Mike Konczal points to this as the most interesting passage from Wisconson Gov. Scott Walker’s telephone conversation with the fake David Koch:
I had all my cabinet over to the residence for dinner. Talked about what we were going to do, how we were going to do it, we had already kind of doped plans up, but it was kind of a last hurrah, before we dropped the bomb and I stood up and I pulled out a, a picture of Ronald Reagan and I said you know this may seem a little melodramatic but … when he fired the air traffic controllers and, I said, to me that moment was more important than just for labor relations and or even the federal budget, that was the first crack in the Berlin Wall and the fall of Communism because from that point forward the soviets and the communists knew that Ronald Regan wasn’t a pushover….
When the true believers get together and talk openly, they don’t talk about this being about the budget, or getting innovative school practices in place, or whatever. It’s about showing their enemies that they mean business and aren’t pushovers. He believes that by smashing one you can smash them all. And he believes he is the first domino to move.
Quite so. Which brings to mind the pro-Walker argument currently making the rounds over at Modeled Behavior: namely that, as Karl Smith puts it, “to the extent public sector unions matter at all, it’s because they stand in the way of educational reform.” Adam Ozimek expands on this a bit:
Do I really have to run down the litany of bad policies unions have fought to keep, and good policies they’ve fought against in education reform? A clear indicator of how bad they’ve been is that the most anyone will say in their defense on education reform is that “well, some unions are embracing reform now in some places!”
I think I would have been more open to this argument a year or two ago, but I’m less sure now. First, because it’s obvious that guys like Walker couldn’t care less about ed reforms. As Mike says, in private Walker makes it clear that his union busting efforts are mostly designed to show that he’s a tough guy, not to hasten ed reforms that will help Wisconsin’s kids.
More importantly, though, I’ve simply become less convinced about the value of all the ed reforms that periodically capture the hearts of the Beltway chattering classes. I’m generally in favor of things like charter schools and disciplinary reforms that make it slightly easier to fire bad teachers, but even if they’re worthwhile on their own merits there’s not an awful lot of evidence that these things actually improve the overall quality of the educational system. It’s not that there’s no evidence to support these kinds of reforms, just that the evidence is thin and contradictory every time I look at it. Test scores haven’t dropped over the past 30 years. Other countries largely haven’t leapfrogged us during the same period. High-stakes testing doesn’t appear to have a big impact. Charter schools aren’t unquestionably superior to equivalent public schools. Merit pay might work but it might not. The presence or absence of teachers unions doesn’t seem to have much effect on educational outcomes. For more on this, try reading Joanne Barken’s contrarian take on the ed reform community in the winter issue of Dissent.

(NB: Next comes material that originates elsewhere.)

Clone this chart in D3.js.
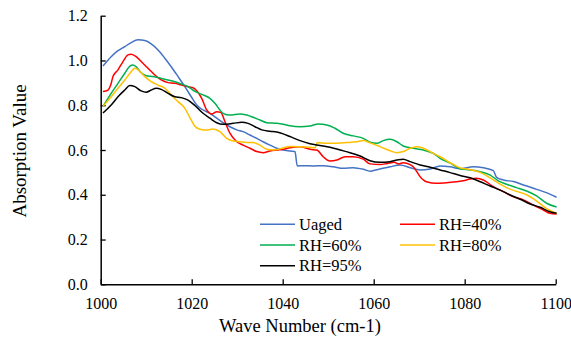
<!DOCTYPE html>
<html>
<head>
<meta charset="utf-8">
<script src="https://cdn.jsdelivr.net/npm/d3@7"></script>
<style>
  html, body { margin: 0; padding: 0; background: #fff; }
  svg { display: block; }
  text { font-family: "Liberation Serif", "Times New Roman", serif; fill: #000; }
</style>
</head>
<body>
<svg id="chart" width="571" height="337"></svg>
<script>
// Absorption spectra, 1000–1100 cm-1, one [wave number, absorption] list per condition
const uaged = [[1000.5,0.975],[1002.3,1.017],[1003.8,1.044],[1005.3,1.062],[1006.7,1.080],[1008.2,1.092],[1009.7,1.089],[1011.1,1.074],[1012.6,1.047],[1014.1,1.010],[1015.5,0.972],[1017.0,0.928],[1018.5,0.883],[1019.9,0.838],[1021.1,0.801],[1022.5,0.779],[1024.0,0.764],[1025.5,0.742],[1026.9,0.722],[1028.4,0.704],[1029.9,0.690],[1031.3,0.682],[1032.8,0.667],[1034.3,0.652],[1035.7,0.637],[1037.2,0.622],[1038.7,0.608],[1040.1,0.600],[1041.6,0.595],[1042.7,0.593],[1043.2,0.529],[1044.5,0.530],[1046.7,0.529],[1048.9,0.530],[1051.1,0.525],[1053.3,0.518],[1055.5,0.521],[1057.7,0.514],[1059.2,0.505],[1060.7,0.512],[1063.6,0.525],[1065.8,0.533],[1068.0,0.521],[1070.2,0.511],[1072.4,0.515],[1074.6,0.529],[1076.8,0.525],[1079.0,0.516],[1081.9,0.525],[1084.1,0.521],[1086.3,0.508],[1087.0,0.478],[1088.5,0.466],[1090.7,0.459],[1092.9,0.444],[1095.1,0.429],[1097.3,0.414],[1098.7,0.403],[1100.2,0.389]];

const rh40 = [[1000.5,0.861],[1001.6,0.868],[1002.2,0.890],[1002.7,0.928],[1003.8,0.958],[1004.9,0.995],[1006.0,1.025],[1006.7,1.028],[1007.8,1.017],[1008.9,0.995],[1010.4,0.965],[1011.9,0.935],[1013.3,0.913],[1014.8,0.901],[1016.3,0.898],[1017.7,0.890],[1019.2,0.883],[1020.3,0.878],[1021.1,0.865],[1022.2,0.831],[1023.3,0.779],[1024.4,0.761],[1025.5,0.771],[1026.4,0.768],[1027.3,0.727],[1028.4,0.675],[1029.9,0.637],[1031.3,0.622],[1032.8,0.608],[1034.3,0.593],[1035.7,0.588],[1037.2,0.596],[1038.7,0.600],[1040.1,0.603],[1041.6,0.610],[1043.8,0.615],[1046.0,0.603],[1047.5,0.600],[1048.9,0.570],[1050.4,0.551],[1051.9,0.555],[1053.7,0.570],[1055.5,0.570],[1057.7,0.559],[1059.2,0.538],[1061.4,0.535],[1063.0,0.540],[1064.5,0.545],[1065.5,0.538],[1066.5,0.543],[1068.0,0.535],[1068.7,0.525],[1070.2,0.481],[1071.6,0.458],[1073.8,0.451],[1076.0,0.454],[1078.2,0.458],[1079.7,0.463],[1081.2,0.470],[1082.6,0.474],[1084.1,0.466],[1086.3,0.436],[1088.5,0.414],[1090.7,0.391],[1092.9,0.377],[1095.1,0.354],[1097.3,0.332],[1098.7,0.317],[1100.2,0.314]];

const rh60 = [[1000.5,0.795],[1002.3,0.853],[1003.8,0.898],[1005.3,0.943],[1006.4,0.975],[1007.1,0.980],[1007.8,0.972],[1008.9,0.945],[1010.0,0.932],[1011.5,0.928],[1013.3,0.920],[1014.8,0.913],[1016.3,0.905],[1017.7,0.895],[1019.2,0.883],[1020.7,0.862],[1022.5,0.846],[1024.0,0.831],[1025.1,0.809],[1026.2,0.779],[1026.9,0.764],[1028.4,0.756],[1030.6,0.761],[1032.1,0.756],[1033.5,0.746],[1035.0,0.734],[1036.5,0.722],[1038.7,0.719],[1040.1,0.715],[1041.6,0.708],[1043.8,0.704],[1046.0,0.707],[1047.8,0.716],[1049.7,0.712],[1051.5,0.697],[1053.3,0.675],[1055.5,0.663],[1057.7,0.652],[1059.2,0.635],[1060.7,0.630],[1062.1,0.642],[1063.6,0.648],[1065.1,0.637],[1066.5,0.618],[1068.7,0.608],[1070.9,0.600],[1073.1,0.585],[1074.6,0.563],[1076.8,0.541],[1079.0,0.516],[1081.2,0.511],[1083.4,0.503],[1085.6,0.488],[1087.4,0.462],[1089.2,0.447],[1091.4,0.432],[1093.6,0.417],[1095.8,0.395],[1098.0,0.362],[1100.2,0.345]];

const rh80 = [[1000.5,0.795],[1002.3,0.838],[1003.8,0.876],[1005.3,0.913],[1006.7,0.950],[1007.5,0.965],[1008.2,0.958],[1009.7,0.928],[1011.1,0.905],[1012.6,0.890],[1014.1,0.876],[1015.5,0.846],[1017.0,0.816],[1018.5,0.786],[1019.6,0.745],[1020.7,0.706],[1021.8,0.693],[1023.3,0.689],[1024.7,0.694],[1026.2,0.682],[1027.7,0.652],[1029.1,0.640],[1030.6,0.637],[1032.1,0.634],[1033.5,0.633],[1035.0,0.622],[1036.5,0.603],[1037.9,0.600],[1039.4,0.605],[1041.6,0.616],[1043.8,0.615],[1046.0,0.612],[1047.1,0.610],[1047.6,0.633],[1049.7,0.630],[1051.9,0.630],[1054.1,0.633],[1056.3,0.637],[1057.7,0.642],[1059.2,0.632],[1061.4,0.615],[1063.6,0.597],[1065.1,0.588],[1066.5,0.593],[1068.0,0.608],[1069.5,0.615],[1070.9,0.608],[1073.1,0.585],[1074.6,0.570],[1076.8,0.543],[1079.0,0.520],[1081.2,0.512],[1083.4,0.500],[1085.6,0.475],[1087.4,0.452],[1089.2,0.432],[1091.4,0.415],[1093.6,0.400],[1095.8,0.372],[1098.0,0.338],[1100.2,0.317]];

const rh95 = [[1000.5,0.765],[1002.3,0.801],[1003.8,0.838],[1005.3,0.868],[1006.4,0.888],[1007.5,0.883],[1008.9,0.864],[1010.0,0.858],[1011.1,0.868],[1012.2,0.876],[1013.3,0.871],[1014.8,0.853],[1016.3,0.838],[1017.7,0.834],[1019.2,0.823],[1020.7,0.799],[1022.5,0.764],[1024.0,0.742],[1025.5,0.722],[1026.9,0.715],[1029.1,0.719],[1031.0,0.724],[1032.4,0.719],[1033.9,0.704],[1035.4,0.690],[1037.2,0.684],[1038.7,0.680],[1040.1,0.672],[1041.6,0.660],[1043.8,0.642],[1046.0,0.628],[1048.2,0.620],[1050.4,0.612],[1052.6,0.600],[1054.8,0.588],[1057.0,0.573],[1059.2,0.552],[1061.4,0.545],[1063.6,0.548],[1065.1,0.555],[1066.5,0.559],[1068.0,0.548],[1070.2,0.533],[1072.4,0.523],[1074.6,0.511],[1076.8,0.499],[1079.0,0.486],[1081.2,0.476],[1083.4,0.458],[1085.6,0.439],[1087.8,0.421],[1090.0,0.399],[1092.2,0.380],[1094.4,0.359],[1096.6,0.344],[1098.7,0.324],[1100.2,0.317]];

const seriesNames = ["Uaged", "RH=40%", "RH=60%", "RH=80%", "RH=95%"];
const seriesColors = ["#4472C4", "#FF0000", "#00B050", "#FFC000", "#000000"];
const xTicks = [1000, 1020, 1040, 1060, 1080, 1100];
const yTicks = [0.0, 0.2, 0.4, 0.6, 0.8, 1.0, 1.2];
const xTitle = "Wave Number (cm-1)";
const yTitle = "Absorption Value";

const svg = d3.select("#chart");
const plot = { left: 100.7, right: 555.7, top: 15.7, bottom: 284.3 };

const x = d3.scaleLinear().domain([1000, 1100]).range([plot.left, plot.right]);
const y = d3.scaleLinear().domain([0, 1.2]).range([plot.bottom, plot.top]);

// Axes with inward ticks
const xAxis = d3.axisBottom(x).tickValues(xTicks).tickSizeInner(-5).tickSizeOuter(0).tickPadding(13).tickFormat(d3.format("d"));
const yAxis = d3.axisLeft(y).tickValues(yTicks).tickSizeInner(-5).tickSizeOuter(0).tickPadding(13).tickFormat(d3.format(".1f"));

const gx = svg.append("g").attr("transform", `translate(0,${plot.bottom})`).call(xAxis);
const gy = svg.append("g").attr("transform", `translate(${plot.left},0)`).call(yAxis);

[gx, gy].forEach(g => {
  g.select(".domain").attr("stroke", "#000").attr("stroke-width", 1.5);
  g.selectAll(".tick line").attr("stroke", "#000").attr("stroke-width", 1.3);
  g.selectAll(".tick text")
    .style("font-family", '"Liberation Serif", "Times New Roman", serif')
    .style("font-size", "16px")
    .attr("fill", "#000");
});
gx.selectAll(".tick text").attr("dy", "0.71em");

// Series lines
const line = d3.line()
  .x(d => x(d[0]))
  .y(d => y(d[1]))
  .curve(d3.curveMonotoneX);

const allSeries = [uaged, rh40, rh60, rh80, rh95];
svg.append("g")
  .selectAll("path")
  .data(allSeries)
  .join("path")
  .attr("d", line)
  .attr("fill", "none")
  .attr("stroke", (d, i) => seriesColors[i])
  .attr("stroke-width", 1.5)
  .attr("stroke-linejoin", "round");

// Axis titles
svg.append("text")
  .attr("x", 300)
  .attr("y", 332)
  .attr("text-anchor", "middle")
  .style("font-size", "18.5px")
  .text(xTitle);

svg.append("text")
  .attr("transform", `translate(26,${(plot.top + plot.bottom) / 2 + 1}) rotate(-90)`)
  .attr("text-anchor", "middle")
  .style("font-size", "19px")
  .text(yTitle);

// Legend: two columns, three rows
const legend = svg.append("g");
const legendCols = [260, 400];
const legendRow0 = 224.3, legendRowGap = 20.7, sampleLen = 35;
seriesNames.forEach((name, i) => {
  const cx = legendCols[i % 2];
  const cy = legendRow0 + Math.floor(i / 2) * legendRowGap;
  legend.append("line")
    .attr("x1", cx).attr("x2", cx + sampleLen)
    .attr("y1", cy).attr("y2", cy)
    .attr("stroke", seriesColors[i])
    .attr("stroke-width", 1.5);
  legend.append("text")
    .attr("x", cx + sampleLen + 4)
    .attr("y", cy + 5.5)
    .style("font-size", "16.5px")
    .text(name);
});
</script>
</body>
</html>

I’m not trying to stake out some kind of maximal position here. There is some evidence in favor of some of these reforms, and I support the idea of experimenting to find out what works and what doesn’t. I’d also like to see teachers unions lighten up on some of this stuff, so to some extent I agree with Karl and Adam. Still, the overall evidence that teachers unions are our biggest impediment to a nation of young geniuses is pretty weak. If that’s your main reason to oppose public sector unions, I think you probably need a better case.